A look into Bader College’s financials

COVID-19 results in significant impact at college 

Herstmonceux Castle has been the operating ground for Bader College since the 90s. 

The Bader International Study Centre is currently rebranding to “Bader College.” 

The Journal looked through the financial records of Bader College—of both the charity and the subsidiary company. 

According to the most recent enrollment projections, Bader College’s enrollment remains at 155 students for 2022-23 and beyond. In 2021, the actual intake of students was 117 with no upper-year intake. 

The planned upper year intake for the 2022 intake year is 40 students. 

According to a Feb. 28 financial projections report to the Board of Trustees, Bader College was expecting a deficit of £100,000. Originally the budgeted surplus was £500,000. 

The University attributed the deficit to a loss in residence fees and an online term offered in the summer of 2021, along with the slightly lower enrollment during the school year. 

Queen’s had to provide an additional £1.125 million in funding to Bader College to offset losses from the 2020-21 year. The University provided Bader College an additional $3.4 million in-year cash advance, of which $2.1 million was repaid as of March 31. 

In the UK, Bader College runs as a registered charity and has separate operations in Herstmonceux Castle Enterprise Ltd. According to records, the company’s ultimate controlling party is Queen’s University. 

According to UK government records, the company is classified as a private limited company and the nature of business is listed as “other amusement and recreation activities not elsewhere classified.” 

In the 2021 accounts for Herstmonceux Castle Enterprise, a net operating loss of £168,807 was reported after factoring in £331,077 worth of administrative expense on a £162,270 gross profit. 

In the UK, intra-group transactions between Bader College, Herstmonceux Castle Enterprise, and Queen’s University are not disclosed.  

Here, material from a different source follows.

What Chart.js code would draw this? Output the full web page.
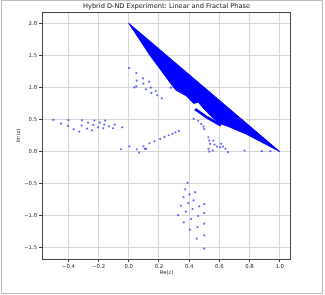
<!DOCTYPE html>
<html>
<head>
<meta charset="utf-8">
<script src="https://cdn.jsdelivr.net/npm/chart.js@4.4.1/dist/chart.umd.min.js"></script>
<style>
    html, body { margin: 0; padding: 0; background: #fff; }
    canvas { display: block; }
</style>
</head>
<body>
<canvas id="chart" width="325" height="295"></canvas>
<script>
const chartTitle = 'Hybrid D-ND Experiment: Linear and Fractal Phase';
const xLabel = 'Re(z)';
const yLabel = 'Im(z)';
const xTicks = [ -0.4, -0.2, 0.0, 0.2, 0.4, 0.6, 0.8, 1.0 ];
const yTicks = [ -1.5, -1.0, -0.5, 0.0, 0.5, 1.0, 1.5, 2.0 ];
const xRange = [ -0.575, 1.075 ];
const yRange = [ -1.675, 2.175 ];

const wedgeTop = [ [ 0, 2 ], [ 1, 0 ] ];
const wedgeBottom = [
    [ 0, 2 ], [ 0.14, 1.5 ], [ 0.31, 0.96 ], [ 0.38, 0.87 ], [ 0.43, 0.75 ], [ 0.46, 0.77 ],
    [ 0.5, 0.66 ], [ 0.55, 0.54 ], [ 0.6, 0.44 ], [ 0.66, 0.39 ], [ 0.78, 0.27 ], [ 1, 0 ]
];
const wedgeRidge = [ [ 0.44, 0.66 ], [ 0.52, 0.53 ], [ 0.61, 0.41 ] ];

// fractal phase: scattered points
const leftCluster = [
    [ -0.500, 0.493 ], [ -0.449, 0.435 ], [ -0.403, 0.399 ], [ -0.400, 0.490 ], [ -0.365, 0.347 ],
    [ -0.328, 0.311 ], [ -0.310, 0.487 ], [ -0.312, 0.404 ], [ -0.277, 0.358 ], [ -0.270, 0.451 ],
    [ -0.244, 0.332 ], [ -0.235, 0.415 ], [ -0.228, 0.482 ], [ -0.204, 0.378 ], [ -0.192, 0.451 ],
    [ -0.169, 0.363 ], [ -0.162, 0.420 ], [ -0.157, 0.482 ], [ -0.131, 0.394 ], [ -0.104, 0.363 ],
    [ -0.093, 0.420 ], [ -0.044, 0.378 ]
];
const upperCluster = [
    [ 0.002, 1.302 ], [ 0.050, 1.224 ], [ 0.095, 1.140 ], [ 0.053, 1.104 ], [ 0.135, 1.089 ],
    [ 0.097, 1.058 ], [ 0.037, 1.000 ], [ 0.050, 1.016 ], [ 0.113, 0.969 ], [ 0.146, 0.995 ],
    [ 0.179, 0.944 ], [ 0.150, 0.913 ], [ 0.188, 0.876 ], [ 0.219, 0.829 ], [ 0.279, 0.995 ]
];
const risingArm = [
    [ -0.051, 0.036 ], [ 0.004, 0.082 ], [ 0.053, 0.036 ], [ 0.068, -0.016 ], [ 0.097, 0.082 ],
    [ 0.106, 0.042 ], [ 0.115, 0.042 ], [ 0.137, 0.129 ], [ 0.170, 0.160 ], [ 0.208, 0.197 ],
    [ 0.236, 0.228 ], [ 0.265, 0.254 ], [ 0.289, 0.275 ], [ 0.309, 0.300 ], [ 0.332, 0.322 ]
];
const rightBase = [
    [ 0.528, 0.223 ], [ 0.533, 0.171 ], [ 0.539, 0.120 ], [ 0.561, 0.171 ], [ 0.568, 0.109 ],
    [ 0.612, 0.120 ], [ 0.606, 0.067 ], [ 0.624, 0.078 ], [ 0.528, 0.042 ], [ 0.533, 0.000 ],
    [ 0.557, 0.016 ], [ 0.584, 0.078 ], [ 0.641, 0.042 ], [ 0.657, -0.010 ], [ 0.767, 0.016 ],
    [ 0.882, 0.005 ], [ 0.938, 0.005 ]
];
const lowerCluster = [
    [ 0.389, -0.487 ], [ 0.374, -0.591 ], [ 0.440, -0.633 ], [ 0.402, -0.669 ], [ 0.363, -0.710 ],
    [ 0.429, -0.762 ], [ 0.394, -0.804 ], [ 0.500, -0.820 ], [ 0.345, -0.845 ], [ 0.467, -0.855 ],
    [ 0.422, -0.897 ], [ 0.378, -0.938 ], [ 0.500, -0.960 ], [ 0.327, -0.990 ], [ 0.460, -1.006 ],
    [ 0.413, -1.053 ], [ 0.365, -1.104 ], [ 0.500, -1.125 ], [ 0.405, -1.218 ], [ 0.455, -1.177 ],
    [ 0.500, -1.306 ], [ 0.451, -1.358 ], [ 0.500, -1.513 ]
];
const wedgeFringe = [
    [ 0.430, 0.510 ], [ 0.460, 0.480 ], [ 0.480, 0.430 ], [ 0.500, 0.350 ], [ 0.495, 0.389 ]
];

const toXY = pts => pts.map( p => ( { x: p[ 0 ], y: p[ 1 ] } ) );
const fmt = v => v.toFixed( 1 ).replace( '-', '\u2212' );

Chart.defaults.font.family = '"DejaVu Sans", sans-serif';
Chart.defaults.color = '#222';
Chart.defaults.animation = false;

// title centred over the axes, matplotlib-like spines and the outer figure frame
const framePlugin = {
    id: 'frame',
    afterDatasetsDraw ( chart ) {
        const { ctx, chartArea: a } = chart;
        ctx.save();
        ctx.strokeStyle = '#444';
        ctx.lineWidth = 1;
        ctx.strokeRect( a.left + 0.5, a.top + 0.5, a.right - a.left - 1, a.bottom - a.top );
        ctx.strokeStyle = '#bbb';
        ctx.strokeRect( 1.5, 0.5, 321, 293 );
        ctx.fillStyle = '#111';
        ctx.font = '6.6px "DejaVu Sans", sans-serif';
        ctx.textAlign = 'center';
        ctx.textBaseline = 'middle';
        ctx.fillText( chartTitle, ( a.left + a.right ) / 2, 6 );
        ctx.restore();
    }
};

const pointStyle = {
    type: 'scatter',
    pointRadius: 1.1,
    pointHoverRadius: 1.1,
    borderWidth: 0,
    backgroundColor: 'rgba(0, 0, 255, 0.6)'
};

const edgeStyle = {
    type: 'line',
    borderColor: '#0000ff',
    backgroundColor: '#0000ff',
    borderWidth: 1,
    pointRadius: 0,
    tension: 0
};

const scaleGrid = {
    color: '#d6d6d6',
    lineWidth: 1,
    tickColor: '#444',
    tickLength: 3,
    tickWidth: 1
};

new Chart( document.getElementById( 'chart' ), {
    type: 'scatter',
    data: {
        datasets: [
            { ...edgeStyle, data: toXY( wedgeTop ), fill: false },
            { ...edgeStyle, data: toXY( wedgeBottom ), fill: '-1' },
            { ...edgeStyle, data: toXY( wedgeRidge ), borderWidth: 2.7, fill: false },
            { ...pointStyle, data: toXY( leftCluster ) },
            { ...pointStyle, data: toXY( upperCluster ) },
            { ...pointStyle, data: toXY( risingArm ) },
            { ...pointStyle, data: toXY( rightBase ) },
            { ...pointStyle, data: toXY( lowerCluster ) },
            { ...pointStyle, data: toXY( wedgeFringe ) }
        ]
    },
    options: {
        responsive: false,
        events: [],
        layout: { padding: { left: 0, right: 34, top: 12, bottom: 18 } },
        plugins: {
            legend: { display: false },
            tooltip: { enabled: false },
            title: { display: false }
        },
        scales: {
            x: {
                type: 'linear',
                min: xRange[ 0 ],
                max: xRange[ 1 ],
                afterBuildTicks: s => { s.ticks = xTicks.map( v => ( { value: v } ) ); },
                afterFit: s => { s.height = 18; },
                grid: scaleGrid,
                border: { display: false },
                ticks: { font: { size: 5.3 }, padding: 1, maxRotation: 0, callback: fmt },
                title: { display: true, text: xLabel, font: { size: 5.2 }, padding: { top: 0, bottom: 1.3 } }
            },
            y: {
                type: 'linear',
                min: yRange[ 0 ],
                max: yRange[ 1 ],
                afterBuildTicks: s => { s.ticks = yTicks.map( v => ( { value: v } ) ); },
                afterFit: s => { s.width = 42; },
                grid: scaleGrid,
                border: { display: false },
                ticks: { font: { size: 5.3 }, padding: 2, callback: fmt },
                title: { display: true, text: yLabel, font: { size: 5.2 }, padding: { top: 16, bottom: 0 } }
            }
        }
    },
    plugins: [ framePlugin ]
} );
</script>
</body>
</html>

Bader College’s listing under the Charity Commission for England and Wales includes data on expenditures and income. 

During the pandemic in 2021, expenditures outweighed total income with a difference between the two being over £2.1 million. The largest source of expenditures was classified as “charitable activities” with £3.73 million being spent. 

In the 2021 financial year—amidst COVID-19 lockdowns—gross income was at a five year low of £1.85 million. In the previous year—the record high—the gross income was £10.77 million.

The £10.77 high coincided with a donation and legacy of £6.56 million in the 2021 fiscal year.